Dingfelder estimated the Alagon's zoning was approved 15 to 20 years ago, well before current City Council members were elected and before anyone could foresee the high-rise boom along Bayshore.
"The original inspectors looked at (the project) as if in a vacuum, rather than look at it holistically and how it might affect the rest of the neighborhood," he said.
He and Thom Snelling, the city's deputy director of growth management and development services, went out to look at the Alagon about nine months ago. Dingfelder organized meetings with city administrators and listened to residents' complaints.

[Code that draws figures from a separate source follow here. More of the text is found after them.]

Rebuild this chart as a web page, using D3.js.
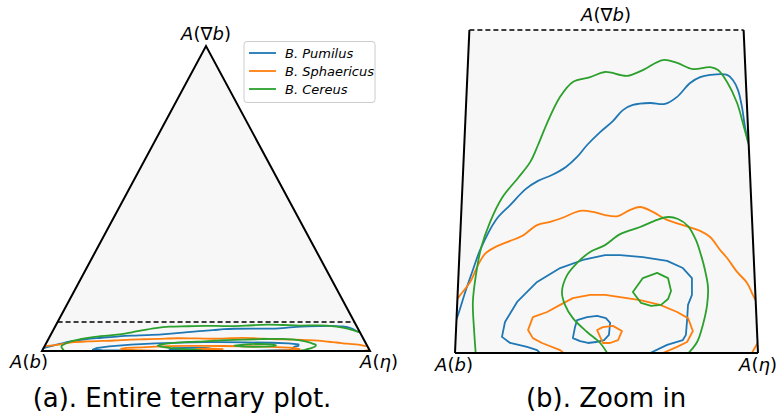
<!DOCTYPE html>
<html><head><meta charset="utf-8">
<script src="https://cdn.jsdelivr.net/npm/d3@7"></script>
<style>body{margin:0;background:#fff}svg{display:block}text{font-family:"DejaVu Sans",sans-serif}</style>
</head><body><svg id="c" width="777" height="419"></svg>
<script>
// Zoom band: A(∇b) from 0 up to H
const H = 0.095;
const species = ["B. Pumilus", "B. Sphaericus", "B. Cereus"];
const colors = ["#1f77b4", "#ff7f0e", "#2ca02c"];
// Contours: [x along base (cartesian, 0..1), height as fraction of the zoom band]
const pumilusOuter = [[-0.003,0.087],[0.010,0.118],[0.036,0.195],[0.059,0.257],[0.083,0.319],[0.135,0.412],[0.182,0.458],[0.234,0.508],[0.274,0.533],[0.320,0.551],[0.366,0.576],[0.403,0.607],[0.436,0.644],[0.479,0.684],[0.521,0.718],[0.554,0.752],[0.587,0.768],[0.644,0.774],[0.693,0.771],[0.733,0.793],[0.776,0.836],[0.809,0.854],[0.842,0.861],[0.898,0.861],[0.917,0.845],[0.934,0.814],[0.947,0.762],[0.957,0.700],[0.970,0.644]];
const pumilusMid = [[0.290,-0.009],[0.271,0.009],[0.238,0.019],[0.182,0.031],[0.155,0.050],[0.165,0.096],[0.205,0.158],[0.271,0.220],[0.347,0.263],[0.422,0.288],[0.495,0.303],[0.545,0.303],[0.620,0.297],[0.700,0.285],[0.752,0.263],[0.782,0.232],[0.782,0.180],[0.769,0.149],[0.766,0.102],[0.762,0.056],[0.752,0.040],[0.700,0.025],[0.644,0.000],[0.627,-0.012]];
const pumilusInner = [[0.396,0.080],[0.403,0.102],[0.436,0.111],[0.469,0.115],[0.498,0.108],[0.512,0.093],[0.508,0.056],[0.492,0.040],[0.465,0.034],[0.439,0.031],[0.413,0.037],[0.389,0.046]];
const sphaericusOuter = [[-0.003,0.149],[0.010,0.170],[0.050,0.220],[0.076,0.272],[0.099,0.307],[0.139,0.331],[0.182,0.347],[0.221,0.362],[0.271,0.396],[0.314,0.406],[0.353,0.418],[0.413,0.440],[0.455,0.437],[0.495,0.427],[0.538,0.424],[0.578,0.443],[0.611,0.452],[0.653,0.437],[0.700,0.412],[0.752,0.396],[0.809,0.378],[0.842,0.359],[0.875,0.319],[0.898,0.294],[0.931,0.251],[0.964,0.217],[0.983,0.180],[1.000,0.149]];
const sphaericusMid = [[0.370,-0.009],[0.347,0.009],[0.287,0.031],[0.257,0.046],[0.241,0.071],[0.257,0.111],[0.304,0.127],[0.347,0.149],[0.389,0.170],[0.446,0.180],[0.495,0.180],[0.545,0.173],[0.611,0.164],[0.677,0.149],[0.733,0.127],[0.769,0.108],[0.785,0.068],[0.766,0.034],[0.733,0.019],[0.686,0.000],[0.667,-0.012]];
const sphaericusInner = [[0.469,0.071],[0.488,0.080],[0.521,0.084],[0.551,0.068],[0.538,0.040],[0.512,0.031],[0.488,0.031],[0.479,0.050]];
const sphaericusCorner = [[0.974,-0.009],[0.997,0.028],[1.007,0.046]];
const cereusOuter = [[0.069,-0.009],[0.063,0.071],[0.059,0.158],[0.069,0.241],[0.086,0.325],[0.116,0.406],[0.155,0.480],[0.208,0.542],[0.248,0.591],[0.274,0.644],[0.304,0.712],[0.347,0.793],[0.389,0.839],[0.446,0.854],[0.495,0.870],[0.568,0.858],[0.620,0.876],[0.686,0.907],[0.733,0.898],[0.785,0.879],[0.842,0.885],[0.868,0.876],[0.898,0.839],[0.931,0.774],[0.950,0.712],[0.967,0.653]];
const cereusMid = [[0.508,-0.009],[0.479,0.031],[0.436,0.065],[0.389,0.108],[0.363,0.149],[0.353,0.189],[0.370,0.241],[0.403,0.279],[0.446,0.313],[0.495,0.334],[0.545,0.368],[0.611,0.390],[0.667,0.412],[0.703,0.421],[0.736,0.415],[0.769,0.393],[0.795,0.350],[0.812,0.303],[0.825,0.257],[0.835,0.204],[0.832,0.149],[0.818,0.087],[0.799,0.034],[0.762,-0.009]];
const cereusInner = [[0.587,0.189],[0.620,0.232],[0.667,0.248],[0.703,0.232],[0.713,0.192],[0.703,0.167],[0.680,0.149],[0.647,0.146],[0.614,0.155]];

const contours = [
  {s:0, pts:pumilusOuter, closed:false, smooth:true},
  {s:0, pts:pumilusMid, closed:false, smooth:false},
  {s:0, pts:pumilusInner, closed:true, smooth:false},
  {s:1, pts:sphaericusOuter, closed:false, smooth:true},
  {s:1, pts:sphaericusMid, closed:false, smooth:false},
  {s:1, pts:sphaericusInner, closed:true, smooth:false},
  {s:1, pts:sphaericusCorner, closed:false, smooth:false},
  {s:2, pts:cereusOuter, closed:false, smooth:true},
  {s:2, pts:cereusMid, closed:false, smooth:true},
  {s:2, pts:cereusInner, closed:true, smooth:false}
];

const svg = d3.select("#c");
const gray = "#f7f7f7";

function italicLabel(g, x, y, parts, size, anchor){
  const t = g.append("text").attr("x", x).attr("y", y).attr("font-size", size)
    .attr("text-anchor", anchor || "middle").attr("fill", "#000");
  parts.forEach(p => t.append("tspan").text(p[0]).attr("font-style", p[1] ? "italic" : "normal"));
  return t;
}
const lblB = [["A",1],["(",0],["b",1],[")",0]];
const lblE = [["A",1],["(",0],["η",1],[")",0]];
const lblG = [["A",1],["(",0],["∇",0],["b",1],[")",0]];

function drawContours(g, xs, ys){
  contours.forEach(c => {
    const curve = c.closed ? (c.smooth ? d3.curveCatmullRomClosed : d3.curveLinearClosed)
                           : (c.smooth ? d3.curveCatmullRom.alpha(0.5) : d3.curveLinear);
    const line = d3.line().x(d => xs(d[0])).y(d => ys(d[1]*H)).curve(curve);
    g.append("path").attr("d", line(c.pts)).attr("fill","none")
      .attr("stroke", colors[c.s]).attr("stroke-width", 1.8).attr("stroke-linejoin","round");
  });
}

// ---------- Left: entire ternary plot ----------
const xL = d3.scaleLinear().domain([0,1]).range([42,370]);
const yL = d3.scaleLinear().domain([0,1]).range([351,46]);
const tri = [[0,0],[1,0],[0.5,1]];
const gL = svg.append("g");
const triPath = d3.line().x(d => xL(d[0])).y(d => yL(d[1])).curve(d3.curveLinearClosed);
svg.append("clipPath").attr("id","clipL").append("path").attr("d", triPath(tri));
gL.append("path").attr("d", triPath(tri)).attr("fill", gray);
gL.append("line").attr("x1", xL(H/2)).attr("x2", xL(1-H/2)).attr("y1", yL(H)).attr("y2", yL(H))
  .attr("stroke","#000").attr("stroke-width",1.5).attr("stroke-dasharray","5,3");
const cL = gL.append("g").attr("clip-path","url(#clipL)");
drawContours(cL, xL, yL);
gL.append("path").attr("d", triPath(tri)).attr("fill","none").attr("stroke","#000").attr("stroke-width",2).attr("stroke-linejoin","miter");

italicLabel(gL, 206, 40, lblG, 18);
italicLabel(gL, 29, 368, lblB, 18);
italicLabel(gL, 379, 368, lblE, 18);

// legend
const lg = gL.append("g");
lg.append("rect").attr("x",244).attr("y",41.5).attr("width",131).attr("height",61).attr("rx",3)
  .attr("fill","#fff").attr("fill-opacity",0.8).attr("stroke","#ccc").attr("stroke-width",1);
species.forEach((s,i) => {
  const y = 53 + i*18;
  lg.append("line").attr("x1",249).attr("x2",276).attr("y1",y).attr("y2",y)
    .attr("stroke",colors[i]).attr("stroke-width",1.8);
  lg.append("text").attr("x",285).attr("y",y+4.5).attr("font-size",13).attr("font-style","italic").text(s);
});

gL.append("text").attr("x",182).attr("y",407).attr("text-anchor","middle").attr("font-size",26).text("(a). Entire ternary plot.");

// ---------- Right: zoom ----------
const xR = d3.scaleLinear().domain([0,1]).range([455,758]);
const yR = d3.scaleLinear().domain([0,H]).range([353,30]);
const trap = [[0,0],[1,0],[1-H/2,H],[H/2,H]];
const gR = svg.append("g");
const trapPath = d3.line().x(d => xR(d[0])).y(d => yR(d[1])).curve(d3.curveLinearClosed);
svg.append("clipPath").attr("id","clipR").append("path").attr("d", trapPath(trap));
gR.append("path").attr("d", trapPath(trap)).attr("fill", gray);
const cR = gR.append("g").attr("clip-path","url(#clipR)");
drawContours(cR, xR, yR);
const seg = (a,b,dash) => gR.append("line").attr("x1",xR(a[0])).attr("y1",yR(a[1])).attr("x2",xR(b[0])).attr("y2",yR(b[1]))
  .attr("stroke","#000").attr("stroke-width", dash ? 1.5 : 2).attr("stroke-dasharray", dash ? "5,3" : null);
seg(trap[0], trap[1], false);
seg(trap[1], trap[2], false);
seg(trap[3], trap[0], false);
seg(trap[3], trap[2], true);

italicLabel(gR, 606, 21, lblG, 18);
italicLabel(gR, 454, 371, lblB, 18);
italicLabel(gR, 758, 371, lblE, 18);
gR.append("text").attr("x",606).attr("y",407).attr("text-anchor","middle").attr("font-size",26).text("(b). Zoom in");
</script></body></html>
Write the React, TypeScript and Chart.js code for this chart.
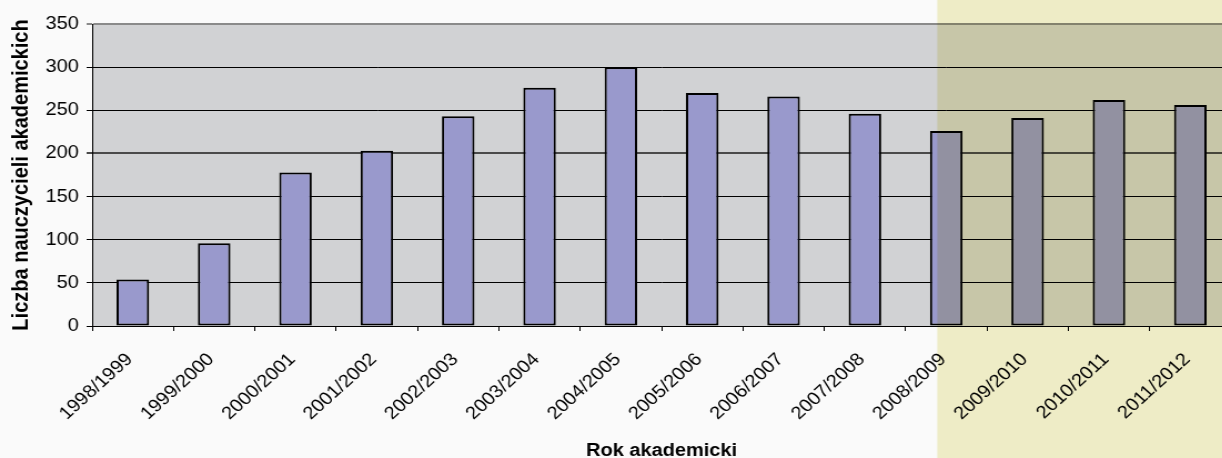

Ultimately, he was unable to change anything because the Alagon wasn't breaking any zoning requirements or codes.
Fixing some of the Alagon's fundamental problems - its only exit and entrance is off of a small residential street, the Dumpster and generator are just outside neighbors' homes - would be nearly impossible at this point, he said.
"Not to shirk the blame, but this project did not come before this City Council," he said. "No one ever saw the Alagon as far as plans go, but because they were approved at one time, there's not a whole lot that city administrators can do about it.
"If (Mulhern) has success getting administrators motivated to fix this, more power to her."
Still, looking at the Alagon and analyzing what went wrong isn't a total waste of time, Miller said, because similar projects are expected to come before city officials. Sometime in the next few months, the city will decide whether Bayshore Boulevard should be designated as a scenic corridor, she said, which will bring about several land-use changes.
"With several more sites zoned for these kind of developments, we need to ask ourselves, 'What do we need to do as far as additional codes along Bayshore?'" she said.
"And what lessons did we learn from the Alagon?"